My sister and I had a nice long talk yesterday. She mentioned how much she liked “Ghosts” and I mentioned how I was having such a hard time getting my serious stories accepted. She said just to keep submitting it. You know, I’ve come to the realization that editors really want stories about nothing. They don’t want catharsis, epiphanies or life changing events in the stories. They don’t want Kurt Vonnegut style writing. And—well, you know—bad things often happen to my characters. I’m getting these super nice rejections with great personal comments about how they like the story but are shying away from death elements.
Even the frogs die in my stories. I’m just not sure where to draw the line.
Pastor Jimmy and Pam dropped by today to pick up some gourds. I showed him the one I was working on with my wood burner. He’s going to do a gourd for me. Anyway, I was moaning to him about all of this, since he is, after all a fellow writer—and a published one.

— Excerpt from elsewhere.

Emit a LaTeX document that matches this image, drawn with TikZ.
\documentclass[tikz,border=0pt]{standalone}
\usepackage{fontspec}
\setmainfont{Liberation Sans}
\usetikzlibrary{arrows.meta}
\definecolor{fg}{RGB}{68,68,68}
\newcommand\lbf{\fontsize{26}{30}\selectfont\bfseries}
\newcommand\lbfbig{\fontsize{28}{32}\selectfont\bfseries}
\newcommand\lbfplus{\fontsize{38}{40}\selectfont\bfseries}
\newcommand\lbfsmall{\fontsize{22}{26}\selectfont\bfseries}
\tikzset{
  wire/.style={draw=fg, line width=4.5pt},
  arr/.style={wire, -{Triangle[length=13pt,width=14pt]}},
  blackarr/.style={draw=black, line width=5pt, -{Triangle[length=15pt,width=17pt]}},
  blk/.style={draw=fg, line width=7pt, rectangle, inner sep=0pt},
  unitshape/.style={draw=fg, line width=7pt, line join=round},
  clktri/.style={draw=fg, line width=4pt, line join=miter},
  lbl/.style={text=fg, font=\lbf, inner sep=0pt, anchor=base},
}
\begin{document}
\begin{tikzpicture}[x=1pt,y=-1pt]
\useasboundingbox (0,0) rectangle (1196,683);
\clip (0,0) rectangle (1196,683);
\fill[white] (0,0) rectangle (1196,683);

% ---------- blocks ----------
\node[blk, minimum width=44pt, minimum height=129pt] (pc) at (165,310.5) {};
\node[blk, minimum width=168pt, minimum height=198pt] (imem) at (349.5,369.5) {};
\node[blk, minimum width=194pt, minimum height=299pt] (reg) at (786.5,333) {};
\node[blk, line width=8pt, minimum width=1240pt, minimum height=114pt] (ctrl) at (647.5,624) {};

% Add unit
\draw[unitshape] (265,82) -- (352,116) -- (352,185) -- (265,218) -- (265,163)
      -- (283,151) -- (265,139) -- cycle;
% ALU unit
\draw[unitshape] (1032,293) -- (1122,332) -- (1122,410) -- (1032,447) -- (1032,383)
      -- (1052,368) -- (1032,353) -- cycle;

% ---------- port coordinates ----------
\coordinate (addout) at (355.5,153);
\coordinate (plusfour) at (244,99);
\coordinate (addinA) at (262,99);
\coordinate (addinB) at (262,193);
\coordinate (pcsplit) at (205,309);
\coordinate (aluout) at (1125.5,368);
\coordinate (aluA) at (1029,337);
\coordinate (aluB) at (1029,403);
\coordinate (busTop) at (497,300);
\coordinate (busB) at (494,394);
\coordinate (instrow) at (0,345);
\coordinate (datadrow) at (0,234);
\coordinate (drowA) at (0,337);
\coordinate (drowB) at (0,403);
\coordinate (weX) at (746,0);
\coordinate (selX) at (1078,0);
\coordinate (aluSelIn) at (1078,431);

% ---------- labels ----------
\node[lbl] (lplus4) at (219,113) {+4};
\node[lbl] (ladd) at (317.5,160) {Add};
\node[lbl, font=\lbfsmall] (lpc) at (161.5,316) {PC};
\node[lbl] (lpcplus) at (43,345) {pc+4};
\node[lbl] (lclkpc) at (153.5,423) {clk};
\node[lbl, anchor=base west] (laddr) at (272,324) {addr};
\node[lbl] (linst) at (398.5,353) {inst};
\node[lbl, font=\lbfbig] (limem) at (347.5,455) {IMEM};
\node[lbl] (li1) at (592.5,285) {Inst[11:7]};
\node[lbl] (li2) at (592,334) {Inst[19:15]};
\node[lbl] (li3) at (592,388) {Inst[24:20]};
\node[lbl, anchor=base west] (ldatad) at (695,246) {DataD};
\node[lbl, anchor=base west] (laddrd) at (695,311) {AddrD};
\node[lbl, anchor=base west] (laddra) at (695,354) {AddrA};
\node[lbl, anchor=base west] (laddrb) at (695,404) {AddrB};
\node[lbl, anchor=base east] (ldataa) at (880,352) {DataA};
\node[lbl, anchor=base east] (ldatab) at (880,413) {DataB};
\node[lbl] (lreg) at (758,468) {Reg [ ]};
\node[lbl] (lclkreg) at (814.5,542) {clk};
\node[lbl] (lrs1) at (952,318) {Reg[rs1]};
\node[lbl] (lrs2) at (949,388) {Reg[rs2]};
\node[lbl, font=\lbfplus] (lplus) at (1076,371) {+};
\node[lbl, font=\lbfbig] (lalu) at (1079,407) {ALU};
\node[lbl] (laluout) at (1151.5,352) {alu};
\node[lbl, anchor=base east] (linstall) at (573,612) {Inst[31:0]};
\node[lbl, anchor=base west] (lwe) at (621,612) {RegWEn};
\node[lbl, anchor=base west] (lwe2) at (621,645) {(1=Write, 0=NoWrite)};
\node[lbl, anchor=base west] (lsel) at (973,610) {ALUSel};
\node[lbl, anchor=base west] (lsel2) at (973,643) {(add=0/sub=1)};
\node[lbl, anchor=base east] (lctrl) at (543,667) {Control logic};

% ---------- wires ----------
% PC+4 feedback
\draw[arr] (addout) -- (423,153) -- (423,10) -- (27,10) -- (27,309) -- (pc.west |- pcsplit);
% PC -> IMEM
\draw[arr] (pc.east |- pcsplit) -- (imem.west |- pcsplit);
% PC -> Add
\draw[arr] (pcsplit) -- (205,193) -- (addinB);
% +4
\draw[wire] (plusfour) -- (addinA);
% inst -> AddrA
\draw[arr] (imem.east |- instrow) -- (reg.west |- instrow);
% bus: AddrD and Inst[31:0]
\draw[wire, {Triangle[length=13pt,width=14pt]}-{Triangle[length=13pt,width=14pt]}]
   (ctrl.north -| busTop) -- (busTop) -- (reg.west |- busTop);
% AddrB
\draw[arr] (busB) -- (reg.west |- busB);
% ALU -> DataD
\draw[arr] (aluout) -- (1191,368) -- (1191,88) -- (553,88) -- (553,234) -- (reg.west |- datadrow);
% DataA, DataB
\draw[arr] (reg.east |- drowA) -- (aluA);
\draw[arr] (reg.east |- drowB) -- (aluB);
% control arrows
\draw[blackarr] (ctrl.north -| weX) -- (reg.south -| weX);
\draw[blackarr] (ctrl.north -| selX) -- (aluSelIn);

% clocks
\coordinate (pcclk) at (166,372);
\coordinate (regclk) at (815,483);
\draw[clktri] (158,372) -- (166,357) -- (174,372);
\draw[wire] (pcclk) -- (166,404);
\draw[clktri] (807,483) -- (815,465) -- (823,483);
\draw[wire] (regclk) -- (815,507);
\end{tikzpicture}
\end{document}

He may only have graduated the fifth grade, but he’s the closest friend I have up here who is a bona fide genius.
“Yes,” I said, “as far as I can tell, they want stories about how you go to the grocery store and can’t find what you are looking for. Stuff like that.”
“You mean like Seinfeld.” he said.
“Exactly.”
To understand what I found so funny about this, you will need to go back and read my serpent handling articles. I don’t think Jimmy has a TV—and even he gets this.
I’m just dumber than dirt, I guess.
So, I’m going to start throwing out some stories about nothin’.